Mise en scene est un mot cle de mon impression de lecture. Tout se passe dans un train, et c'est comme si dix cameras differentes etaient braquees a l'interieur, nous donnant tous les details des couloirs, des compartiments, des sieges, des fenetres, et bien sur des voyageurs, leurs habits, leurs attitudes, leurs mouvements. Tous ces personnages secondaires parlent, mais le lecteur ne les entend pas. Leurs portraits (j'allais dire leur image), leurs gestes, sont tres nets, mais leurs raisons de se remuer et d'agir, leurs possibles destinations et destinees ne nous parviennent qu'a travers le philtre du personnage principal, qui s'imagine et invente leur passé, leur futur immediat, leurs possibles vies. Eux aussi ne sont que le décor ou se deroule le drame interieur de ce personnage: un quarantenaire parisien, directeur de la succursale francaise d'une firme italienne, faisant donc des sauts periodiques a Rome, ou il a une amante. Il a decide de rompre avec sa terne vie, c.a.d. avec sa femme qui le meprise (c'est du moins ce qu'il ressent ou s'imagine), ses enfants qu'il ne comprend pas et qui ne le comprennent pas mieux. D'abandonner les facilites falotes de sa grise routine, de ramener son amante a Paris pour vivre avec elle une nouvelle jeunesse. Il prend donc – cette fois ci en maquillant son voyage, en se cachant de ses employeurs – le train de Rome pour la surprendre et lui annoncer sa decision.
Mais voila, le trajet est long.


Pendant ce long trajet vont lui passer par la tete des details, decousus, de ses rencontres avec son amante, de ses deambulations a Rome, de son travail a Paris, de ses habitudes familiales, de ses rapports avec sa femme, melant passé present et futur. Et c'est en ressassant ses souvenirs et sa decision qu'il arrive, en fin de voyage, a la modifier. Je ne devoile rien qui ne soit dans le titre, et si je devoile cela n'a aucune importance. L'interet du livre de Butor, sa grandeur, n'est pas dans le suspense mais dans la reproduction, a l'infinitesimale, du processus mental qui amene la modification.

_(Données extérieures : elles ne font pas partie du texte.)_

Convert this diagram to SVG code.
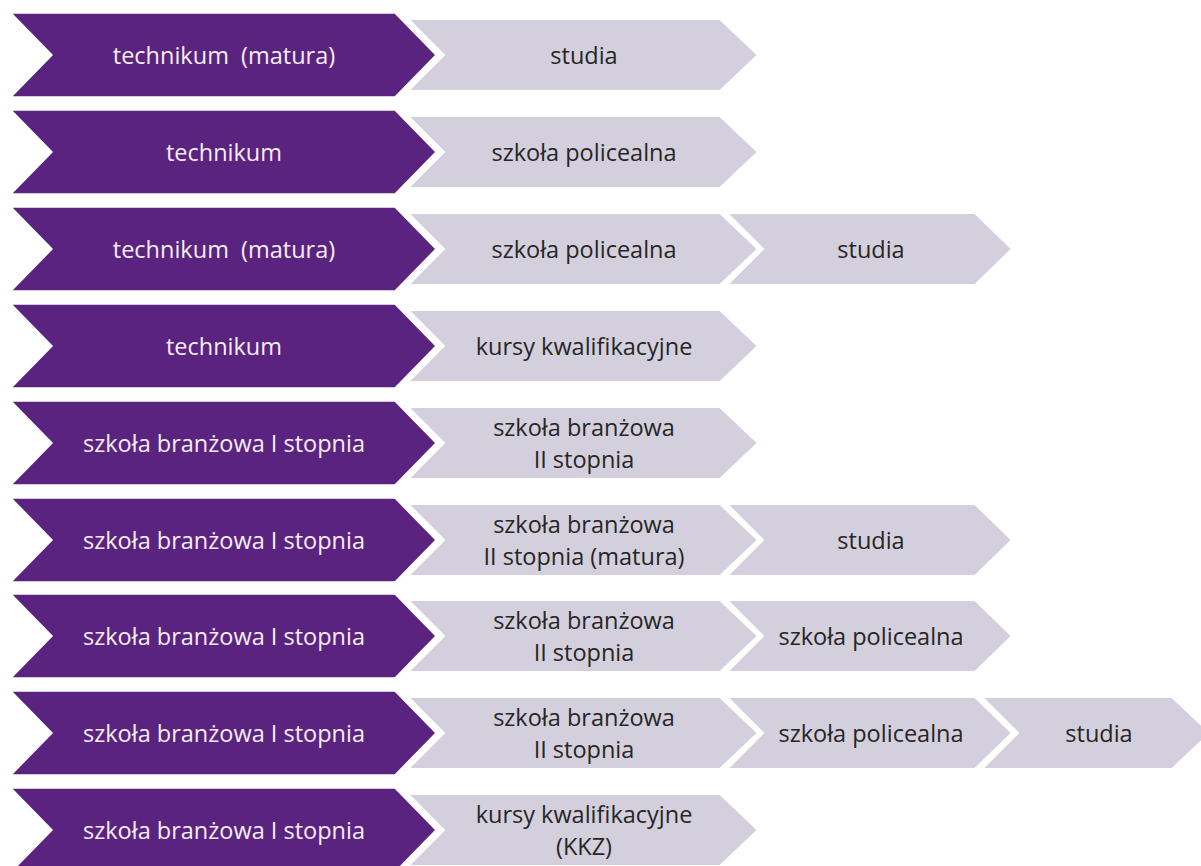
<svg xmlns="http://www.w3.org/2000/svg" width="1201" height="866" viewBox="0 0 1201 866">
<defs>
<style>
.p{fill:#5B2380;stroke:#fff;stroke-width:1.5}
.g{fill:#D4CFDC;stroke:#fff;stroke-width:2}
text{font-family:"Open Sans","Noto Sans",sans-serif;font-size:23.5px;text-anchor:middle;dominant-baseline:central}
.pt{fill:#F4EEF8}
.gt{fill:#262626}
</style>
<path id="pc" d="M11,-42 H395 L436,0 L395,42 H11 L52,0 Z"/>
<path id="g2" d="M408,-36 H720 L758,0 L720,36 H408 L444,0 Z"/>
<path id="g3" d="M727,-36 H975 L1012,0 L975,36 H727 L763,0 Z"/>
<path id="g4" d="M982,-36 H1172 L1210,0 L1172,36 H982 L1018,0 Z"/>
</defs>
<rect width="1201" height="866" fill="#fff"/>
<g id="connectors"/>
<g id="row1" transform="translate(0,55)">
<g id="r1a"><use href="#pc" class="p"/><text class="pt" x="224" y="0" xml:space="preserve">technikum  (matura)</text></g>
<g id="r1b"><use href="#g2" class="g"/><text class="gt" x="584" y="0">studia</text></g>
</g>
<g id="row2" transform="translate(0,152)">
<g id="r2a"><use href="#pc" class="p"/><text class="pt" x="224" y="0">technikum</text></g>
<g id="r2b"><use href="#g2" class="g"/><text class="gt" x="584" y="0">szkoła policealna</text></g>
</g>
<g id="row3" transform="translate(0,249)">
<g id="r3a"><use href="#pc" class="p"/><text class="pt" x="224" y="0" xml:space="preserve">technikum  (matura)</text></g>
<g id="r3b"><use href="#g2" class="g"/><text class="gt" x="584" y="0">szkoła policealna</text></g>
<g id="r3c"><use href="#g3" class="g"/><text class="gt" x="871" y="0">studia</text></g>
</g>
<g id="row4" transform="translate(0,346)">
<g id="r4a"><use href="#pc" class="p"/><text class="pt" x="224" y="0">technikum</text></g>
<g id="r4b"><use href="#g2" class="g"/><text class="gt" x="584" y="0">kursy kwalifikacyjne</text></g>
</g>
<g id="row5" transform="translate(0,443)">
<g id="r5a"><use href="#pc" class="p"/><text class="pt" x="224" y="0">szkoła branżowa I stopnia</text></g>
<g id="r5b"><use href="#g2" class="g"/><text class="gt" x="584" y="-16">szkoła branżowa</text><text class="gt" x="584" y="16">II stopnia</text></g>
</g>
<g id="row6" transform="translate(0,540)">
<g id="r6a"><use href="#pc" class="p"/><text class="pt" x="224" y="0">szkoła branżowa I stopnia</text></g>
<g id="r6b"><use href="#g2" class="g"/><text class="gt" x="584" y="-16">szkoła branżowa</text><text class="gt" x="584" y="16">II stopnia (matura)</text></g>
<g id="r6c"><use href="#g3" class="g"/><text class="gt" x="871" y="0">studia</text></g>
</g>
<g id="row7" transform="translate(0,636)">
<g id="r7a"><use href="#pc" class="p"/><text class="pt" x="224" y="0">szkoła branżowa I stopnia</text></g>
<g id="r7b"><use href="#g2" class="g"/><text class="gt" x="584" y="-16">szkoła branżowa</text><text class="gt" x="584" y="16">II stopnia</text></g>
<g id="r7c"><use href="#g3" class="g"/><text class="gt" x="871" y="0">szkoła policealna</text></g>
</g>
<g id="row8" transform="translate(0,733)">
<g id="r8a"><use href="#pc" class="p"/><text class="pt" x="224" y="0">szkoła branżowa I stopnia</text></g>
<g id="r8b"><use href="#g2" class="g"/><text class="gt" x="584" y="-16">szkoła branżowa</text><text class="gt" x="584" y="16">II stopnia</text></g>
<g id="r8c"><use href="#g3" class="g"/><text class="gt" x="871" y="0">szkoła policealna</text></g>
<g id="r8d"><use href="#g4" class="g"/><text class="gt" x="1099" y="0">studia</text></g>
</g>
<g id="row9" transform="translate(0,830)">
<g id="r9a"><use href="#pc" class="p"/><text class="pt" x="224" y="0">szkoła branżowa I stopnia</text></g>
<g id="r9b"><use href="#g2" class="g"/><text class="gt" x="584" y="-16">kursy kwalifikacyjne</text><text class="gt" x="584" y="16">(KKZ)</text></g>
</g>
</svg>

Je sais bien que ce livre est apparente au "Nouveau Roman". Par contre je ne sais pas tres bien ce qu'a ete, ou ce qu'a voulu faire ce "nouveau roman" si ce n'est abandonner, detruire ou deconstruire tout ce qui a trait a l'intrigue ou au personnage. Mais ici il y a bien une intrigue, il y a bien une action –pas seulement mentale – qui se deroule en un espace-temps determine, il y a bien un personnage, auquel on peut s'attacher bien qu'il soit falot; avec lequel on peut meme arriver a s'identifier (nous ne sommes pas tous des hommes et des femmes forts et surs de nous, et nous avons tous passé, ou nous passerons tous, une sorte de crise de la quarantaine), meme si on ne se sent pas directement concernes par le "vous" qu'emploie Butor en decrivant son personnage.
Si le "nouveau roman" a voulu se differencier des classiques, si La Modification s'est voulue oeuvre de cette ecole, le temps, espiegle et inattendu comme toujours, leur a fait un beau pied de nez. Ce livre est aujourd'hui un classique. Un classique par son ecriture, un classique par son personnage. Et comme tous les classiques, a lire et a relire.